NewILEC requests that the Commission allow it to adopt the prices, terms, and conditions of Verizon California with respect to the transferred exchanges, and NewLD requests that the Commission allow it to adopt the prices, terms, and conditions of VLD and VES. NewILEC also requests that it be designated an Eligible Telecommunications Carrier ("ETC") under 47 U.S.C. Section 214. Verizon California is currently an ETC with respect to the wire centers being acquired by NewILEC, and this ETC status should be transferred to NewILEC when it assumes control of the facilities. NewILEC will provide the same services as Verizon California after the proposed transaction closes. Like Verizon's current services, NewILEC's services contain each of the service elements necessary for ETC designation, including each of those in 47 U.S.C. Section 214(e).

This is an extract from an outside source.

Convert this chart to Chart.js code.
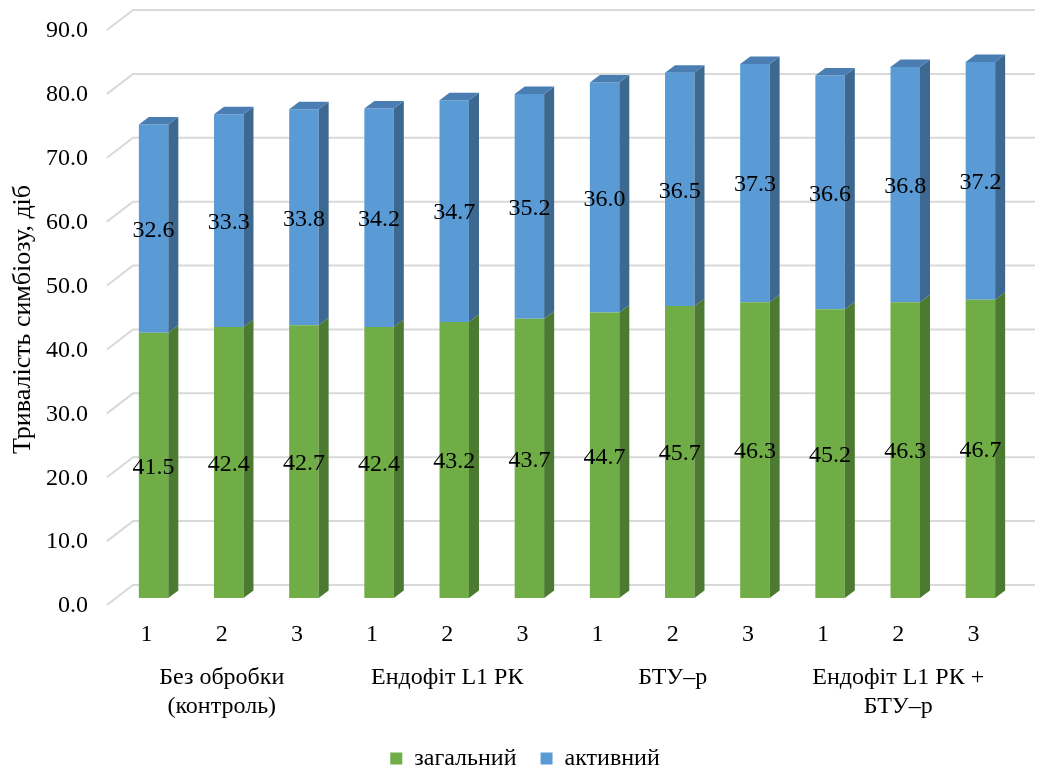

To obtain ETC designation in California, once the transaction closes NewILEC must file an advice letter in conformance with General Order 96-B and in compliance with the ETC designation rules contained in Resolution T-17002. Like Verizon, NewILEC must comply with each of the ongoing compliance requirements for ETCs under California Public Utilities Commission Resolution T-17002. NewILEC requests the Commission grant it the same ETC status that Verizon California possessed prior to the acquisition.

In a nutshell, Applicants request: (1) transfer of Verizon West Coast's CPCN to NCIH; (2) a new CPCN for NewILEC for local exchange service to allow it to operate the seven former Verizon California exchanges along the Arizona and Nevada borders under the same terms; (3) NewILEC adoption of the prices, terms, and conditions of Verizon California for the transferred exchanges; (4) NewILEC designation as an ETC and transfer of existing Verizon California status as such in the affected exchanges; (5) a new CPCN for NewLD to provide interLATA and intraLATA resold telecommunications services (except local exchange services); and (6) transfer of the long distance customers in the affected exchanges from VLD and VES to NewLD.

1 These exchanges are: Crescent City, Klamath, Smith River, Hiouchi, and Gasquet in Del Norte County and Orick in Humboldt County.

2 Verizon California is also authorized to provide local exchange service in portions of Arizona and Nevada contiguous to California, and serves approximately
6,000 customers in Arizona and 36,000 customers in Nevada.

3 Because Verizon California is only transferring a few border exchanges in California to Frontier, its circumstances differ from those that exist in other states that are part of this transaction.

4 The assets and business to be transferred to NCIH (as well as the assets and business that are not being transferred) are more fully described in the Distribution Agreement between Verizon and NCH.

5 The exchanges to be transferred are: (1) Adjacent to Nevada: Alpine (Alpine Co.) and Coleville (Mono Co.); (2) Adjacent to Arizona: Earp Big River, Havasu Landing, and Parker Dam (San Bernardino Co.), Blythe (Riverside Co.), and Palo Verde
(Imperial Co.).

6 Verizon California also operates in Arizona and Nevada, and will transfer its assets in those states to NewILEC as well, because these operations are included in the transaction.